* Begin Data provided *

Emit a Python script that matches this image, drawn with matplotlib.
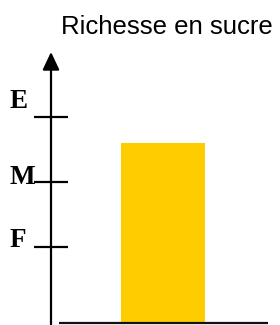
import matplotlib
matplotlib.use("Agg")
import matplotlib.pyplot as plt

# Data
title = "Richesse en sucre"
level_labels = ["F", "M", "E"]
level_values = [1, 2, 3]
bar_positions = [0]
bar_values = [2.6]

W, H, DPI = 280, 325, 100
fig = plt.figure(figsize=(W / DPI, H / DPI), dpi=DPI)
fig.patch.set_facecolor("white")

ax = fig.add_axes([51 / W, 0, 217 / W, (H - 52) / H])
ax.set_xlim(-0.516, 0.484)
ax.set_ylim(-0.2, 4.0)
for s in ax.spines.values():
    s.set_visible(False)
ax.set_xticks([])
ax.set_yticks(level_values)
ax.tick_params(axis="y", direction="inout", length=24, width=1.6,
               color="black", labelleft=False)

baseline = -0.17
ax.bar(bar_positions, [v - baseline for v in bar_values], bottom=baseline,
       width=0.387, color="#FFCC00", edgecolor="none", zorder=2)

# horizontal axis line
ax.plot([0.037, 1.0], [baseline, baseline], color="#111111", lw=1.6,
        transform=ax.get_yaxis_transform(), solid_capstyle="butt",
        clip_on=False, zorder=3)

# vertical axis arrow
ax.annotate("", xy=(0, 1), xycoords="axes fraction", xytext=(0, 0),
            textcoords="axes fraction",
            arrowprops=dict(arrowstyle="-|>,head_length=0.72,head_width=0.34",
                            mutation_scale=15, lw=1.6, color="black",
                            shrinkA=0, shrinkB=0),
            annotation_clip=False, zorder=4)

# level labels
offsets = {"F": 0, "M": -2, "E": 9}
for lab, val in zip(level_labels, level_values):
    ax.annotate(lab, xy=(10 / W, val), xycoords=("figure fraction", "data"),
                xytext=(0, offsets[lab]), textcoords="offset pixels",
                ha="left", va="baseline", fontsize=19.5, fontweight="heavy",
                family="Liberation Serif", color="black",
                annotation_clip=False)

fig.text(166.5 / W, 1 - 34 / H, title, ha="center", va="baseline",
         fontsize=18.5, family="Liberation Sans", color="black")

fig.savefig("out.png", dpi=DPI, facecolor="white")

* End Data provided *

**Required work**. Please quote the lines of the material, beginning with the first and ending with the one that contains "annotation_clip=False, zorder=4)", exactly as written and without any pictures.

**Exercise result**.
Emit a Python script that matches this image, drawn with matplotlib.
import matplotlib
matplotlib.use("Agg")
import matplotlib.pyplot as plt

# Data
title = "Richesse en sucre"
level_labels = ["F", "M", "E"]
level_values = [1, 2, 3]
bar_positions = [0]
bar_values = [2.6]

W, H, DPI = 280, 325, 100
fig = plt.figure(figsize=(W / DPI, H / DPI), dpi=DPI)
fig.patch.set_facecolor("white")

ax = fig.add_axes([51 / W, 0, 217 / W, (H - 52) / H])
ax.set_xlim(-0.516, 0.484)
ax.set_ylim(-0.2, 4.0)
for s in ax.spines.values():
    s.set_visible(False)
ax.set_xticks([])
ax.set_yticks(level_values)
ax.tick_params(axis="y", direction="inout", length=24, width=1.6,
               color="black", labelleft=False)

baseline = -0.17
ax.bar(bar_positions, [v - baseline for v in bar_values], bottom=baseline,
       width=0.387, color="#FFCC00", edgecolor="none", zorder=2)

# horizontal axis line
ax.plot([0.037, 1.0], [baseline, baseline], color="#111111", lw=1.6,
        transform=ax.get_yaxis_transform(), solid_capstyle="butt",
        clip_on=False, zorder=3)

# vertical axis arrow
ax.annotate("", xy=(0, 1), xycoords="axes fraction", xytext=(0, 0),
            textcoords="axes fraction",
            arrowprops=dict(arrowstyle="-|>,head_length=0.72,head_width=0.34",
                            mutation_scale=15, lw=1.6, color="black",
                            shrinkA=0, shrinkB=0),
            annotation_clip=False, zorder=4)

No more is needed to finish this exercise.